Él siempre está allí de testigo, silencioso, ruidoso a veces, pero él todo lo sabe: lo que hacemos, lo que decimos y hasta lo que ocultamos. Si ese montón de botones hablara, más de uno se metería en líos. Se acabarían amistades, matrimonios, contratos, se estropearían vacaciones y seguramente alguno de nosotros entraría en crisis al escuchar realmente lo que siente nuestro hijo. Nos quedaríamos fríos al saber la opinión de nuestro marido acerca de esos kilos que tenemos de más, se sabría cuanto amor sincero sentimos por esa suegra o por ese vecino indiscreto que nadie se atreve a enfrentar, el mismísimo apocalipsis de las comunicaciones.

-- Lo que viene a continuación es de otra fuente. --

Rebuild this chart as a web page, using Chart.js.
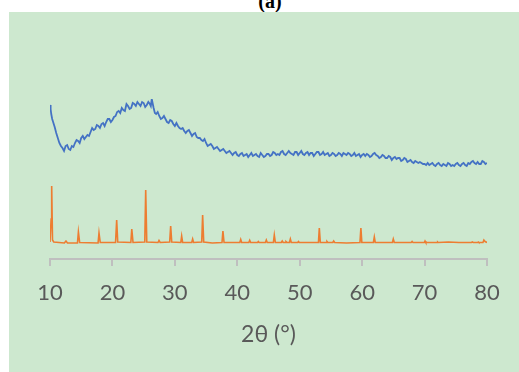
<!DOCTYPE html>
<html lang="en">

<head>
    <meta charset="UTF-8">
    <title>XRD (a)</title>
    <style>
        body { margin: 0; background: #ffffff; width: 519px; height: 372px; overflow: hidden; position: relative; }
        #label { position: absolute; left: 0; width: 540px; top: -9px; text-align: center;
                 font: bold 20px "Liberation Serif", serif; line-height: 20px; color: #000; }
        #box { position: absolute; left: 9px; top: 12px; width: 510px; height: 360px; background: #cde8cf; }
    </style>
</head>

<body>
    <div id="label">(a)</div>
    <div id="box">
        <canvas id="myChart" width="510" height="360"></canvas>
    </div>

    <script src="https://cdn.jsdelivr.net/npm/chart.js/dist/chart.umd.min.js"></script>
    <script>
        // amorphous sample (blue)
        const amorphousAngle = [
            10.0, 10.1, 10.2, 10.35, 10.5, 10.75, 11.0, 11.25, 11.5, 11.75,
            12.0, 12.25, 12.5, 12.75,  13.0, 13.25, 13.5, 13.75,  14.0, 14.25, 14.5, 14.75,
            15.0, 15.25, 15.5, 15.75,  16.0, 16.25, 16.5, 16.75,  17.0, 17.25, 17.5, 17.75,
            18.0, 18.25, 18.5, 18.75,  19.0, 19.25, 19.5, 19.75,  20.0, 20.25, 20.5, 20.75,
            21.0, 21.25, 21.5, 21.75,  22.0, 22.25, 22.5, 22.75,  23.0, 23.25, 23.5, 23.75,
            24.0, 24.25, 24.5, 24.75,  25.0, 25.25, 25.5, 25.75,  26.0, 26.15, 26.3, 26.6, 26.8,
            27.0, 27.25, 27.5, 27.75,  28.0, 28.25, 28.5, 28.75,  29.0, 29.25, 29.5, 29.75,
            30.0, 30.25, 30.5, 30.75,  31.0, 31.25, 31.5, 31.75,  32.0, 32.25, 32.5, 32.75,
            33.0, 33.25, 33.5, 33.75,  34.0, 34.25, 34.5, 34.75,  35.0, 35.25, 35.5, 35.75,
            36.0, 36.25, 36.5, 36.75,  37.0, 37.25, 37.5, 37.75,  38.0, 38.25, 38.5, 38.75,
            39.0, 39.25, 39.5, 39.75,  40.0, 40.25, 40.5, 40.75,  41.0, 41.25, 41.5, 41.75,
            42.0, 42.25, 42.5, 42.75,  43.0, 43.25, 43.5, 43.75,  44.0, 44.25, 44.5, 44.75,
            45.0, 45.25, 45.5, 45.75,  46.0, 46.25, 46.5, 46.75,  47.0, 47.25, 47.5, 47.75,
            48.0, 48.25, 48.5, 48.75,  49.0, 49.25, 49.5, 49.75,  50.0, 50.25, 50.5, 50.75,
            51.0, 51.25, 51.5, 51.75,  52.0, 52.25, 52.5, 52.75,  53.0, 53.25, 53.5, 53.75,
            54.0, 54.25, 54.5, 54.75,  55.0, 55.25, 55.5, 55.75,  56.0, 56.25, 56.5, 56.75,
            57.0, 57.25, 57.5, 57.75,  58.0, 58.25, 58.5, 58.75,  59.0, 59.25, 59.5, 59.75,
            60.0, 60.25, 60.5, 60.75,  61.0, 61.25, 61.5, 61.75,  62.0, 62.25, 62.5, 62.75,
            63.0, 63.25, 63.5, 63.75,  64.0, 64.25, 64.5, 64.75,  65.0, 65.25, 65.5, 65.75,
            66.0, 66.25, 66.5, 66.75,  67.0, 67.25, 67.5, 67.75,  68.0, 68.25, 68.5, 68.75,
            69.0, 69.25, 69.5, 69.75,  70.0, 70.25, 70.5, 70.75,  71.0, 71.25, 71.5, 71.75,
            72.0, 72.25, 72.5, 72.75,  73.0, 73.25, 73.5, 73.75,  74.0, 74.25, 74.5, 74.75,
            75.0, 75.25, 75.5, 75.75,  76.0, 76.25, 76.5, 76.75,  77.0, 77.25, 77.5, 77.75,
            78.0, 78.25, 78.5, 78.75,  79.0, 79.25, 79.5, 79.75,  80.0];
        const amorphousIntensity = [
            154, 150, 145, 140, 137, 132, 126, 121, 116, 113,
            111, 108, 113, 114,  110, 109, 113, 112,  116, 119, 118, 116,
            121, 123, 120, 122,  124, 123, 127, 131,  129, 130, 134, 133,
            131, 135, 136, 133,  137, 140, 140, 137,  139, 142, 143, 147,
            148, 146, 151, 149,  148, 155, 153, 150,  151, 156, 155, 153,
            157, 155, 153, 157,  156, 152, 154, 157,  155, 153, 160, 151, 146,
            145, 147, 143, 140,  141, 143, 140, 137,  136, 139, 138, 135,
            133, 136, 133, 131,  130, 131, 128, 126,  128, 129, 126, 123,
            125, 126, 122, 121,  121, 119, 118, 120,  116, 113, 114, 115,
            113, 110, 111, 112,  110, 108, 109, 110,  108, 106, 107, 108,
            106, 104, 106, 107,  104, 103, 105, 106,  103, 104, 105, 102,
            104, 106, 103, 104,  105, 103, 102, 106,  104, 102, 103, 105,
            105, 103, 104, 107,  106, 104, 105, 104,  107, 108, 105, 104,
            106, 108, 106, 105,  104, 107, 107, 104,  106, 108, 105, 104,
            106, 107, 104, 106,  106, 103, 105, 107,  107, 104, 105, 107,
            104, 105, 106, 103,  104, 106, 105, 103,  104, 106, 105, 103,
            106, 105, 104, 106,  105, 103, 104, 106,  103, 104, 105, 102,
            104, 105, 103, 105,  104, 102, 103, 105,  106, 104, 103, 101,
            102, 104, 103, 101,  101, 103, 102, 99,   101, 102, 100, 101,
            101, 98, 99, 101,    100, 97, 98, 99,     97, 96, 98, 97,
            96, 97, 96, 95,      95, 94, 96, 94,      95, 96, 94, 93,
            95, 96, 94, 93,      95, 94, 93, 96,      95, 93, 94, 93,
            95, 96, 94, 93,      95, 96, 94, 93,      96, 95, 97, 98,
            96, 95, 97, 95,      95, 98, 97, 95,      96];

        // crystalline sample (orange)
        const crystalAngle = [10.0, 10.18, 10.27, 10.4, 10.6, 12.3, 12.56, 12.8, 14.4, 14.55, 14.75,
            17.7, 17.85, 18.05, 20.5, 20.68, 20.85, 22.95, 23.1, 23.3, 25.18, 25.33, 25.5,
            27.3, 27.46, 27.65, 29.17, 29.33, 29.5, 30.95, 31.09, 31.25, 32.7, 32.85, 33.0,
            34.3, 34.45, 34.62, 36.0, 37.55, 37.7, 37.88, 40.4, 40.55, 40.7, 41.85, 41.99, 42.15,
            43.25, 43.37, 43.5, 44.5, 44.65, 44.8, 45.78, 45.93, 46.1, 47.05, 47.2, 47.35,
            47.65, 47.8, 48.0, 48.35, 48.5, 48.65, 49.7, 49.8, 49.95, 53.0, 53.14, 53.3,
            54.25, 54.37, 54.5, 55.3, 55.44, 55.6, 57.5, 59.65, 59.8, 59.95, 61.8, 61.95, 62.1,
            64.85, 64.99, 65.15, 67.85, 68.0, 68.15, 69.95, 70.07, 70.2, 72.0, 72.1, 72.2,
            73.8, 75.5, 77.5, 77.65, 77.8, 78.5, 78.6, 78.7, 79.35, 79.5, 79.7, 80.0];
        const crystalIntensity = [17, 40, 73, 19, 17, 16, 18, 16, 16, 27, 16.5,
            16, 26, 16.5, 16.5, 39, 17, 16.5, 30, 16.5, 17, 69, 17,
            16.5, 18.5, 16.5, 17, 33, 17, 16.5, 23, 16.5, 16.5, 20, 16.5,
            17, 44, 17, 16, 16.5, 28, 16.5, 16.5, 19.5, 16.5, 16.5, 18.7, 16.5,
            16.5, 17.5, 16.5, 16.5, 19, 16.5, 16.5, 24, 16.5, 16.5, 18, 16.5,
            16.5, 17.5, 16.5, 16.5, 20, 16.5, 16.5, 17.5, 16.5, 16.5, 31, 16.5,
            16.5, 17.5, 16.5, 16.5, 18, 16.5, 16, 16.5, 31, 16.5, 16.5, 22, 16.5,
            16.5, 20, 16.5, 16.5, 17.5, 16.5, 16.5, 18, 16.5, 16.5, 17, 16.5,
            17, 16.5, 16.5, 17, 16.5, 16.5, 17, 16.5, 16.5, 19, 17.5, 16.5];

        const xTicks = [10, 20, 30, 40, 50, 60, 70, 80];

        const toPoints = (xs, ys) => xs.map((x, i) => ({ x: x, y: ys[i] }));

        const config = {
            type: 'line',
            data: {
                datasets: [{
                    label: 'amorphous',
                    borderColor: '#4472c4',
                    borderWidth: 1.8,
                    data: toPoints(amorphousAngle, amorphousIntensity)
                },
                {
                    label: 'crystalline',
                    borderColor: '#ed7d31',
                    borderWidth: 1.6,
                    data: toPoints(crystalAngle, crystalIntensity)
                }]
            },
            options: {
                responsive: false,
                animation: false,
                devicePixelRatio: 1,
                elements: { point: { radius: 0 }, line: { tension: 0 } },
                layout: { padding: { left: 41, right: 32, top: 87, bottom: 0 } },
                plugins: {
                    legend: { display: false },
                    tooltip: { enabled: false }
                },
                scales: {
                    x: {
                        type: 'linear',
                        min: 10,
                        max: 80,
                        afterBuildTicks: s => { s.ticks = xTicks.map(v => ({ value: v })); },
                        afterFit: s => { s.height = 113; },
                        grid: { drawOnChartArea: false, drawTicks: true, tickLength: 7, color: '#bfbfbf', lineWidth: 2 },
                        border: { color: '#bfbfbf', width: 2 },
                        ticks: { color: '#595959', font: { family: 'Lato', size: 22 }, padding: 14, maxRotation: 0 },
                        title: {
                            display: true,
                            text: '2θ (°)',
                            color: '#595959',
                            font: { family: 'Lato', size: 23 },
                            padding: { top: 0, bottom: 24 }
                        }
                    },
                    y: {
                        display: false,
                        min: 0,
                        max: 160
                    }
                }
            }
        };

        new Chart(document.getElementById('myChart'), config);
    </script>
</body>

</html>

Pero todo conflicto tiene dos caras y hay que pensar también en todo lo que nos regala ese montón de cables y circuitos. Por mi parte siento veneración por el fulano aparatito y me sobran los motivos. Me conecta a diario con la gente que amo, guarda en su memoria las mejores sonrisas de mis hijas y me alegra las horas con las voces de la gente que está lejos y que extraño a diario; soy una adicta confesa a esta cosa que depende de una pila para hacerme feliz. Pero ¿Hasta dónde llega nuestra capacidad de aislamiento del mundo para poder dedicarle a este amigo fiel tantas horas? La vida pasa rápidamente y nosotros seguimos con la mirada, la mente y hasta el corazón clavados en el bendito aparato; es un miembro más de la familia, si se pierde hay velorio y duelo seguro, si salimos a trabajar y lo dejamos en casa entramos en depresión crónica.

Ahora cuando invitamos algún amigo a comer no viene solo, viene con toda la familia y los amigos y los amigos de los amigos a la mesa. Todos caben en el celular, envían fotos, chistes, frases, cadenas de autoayuda, recetas de cocina y hasta consejos que nadie les ha pedido. ¿Joya de la invención? ¿Accesorio indispensable para ser feliz y estar en paz? ¿Será que entre el celular y nosotros puede llegar a existir una amistad que no sea peligrosa? ¿Un amor inter-dependiente?

A veces creo que nos caería bien aprender a mirar hacia adelante otra vez y recordar cómo era nuestra vida antes de adquirir esta enfermedad incurable y contagiosa.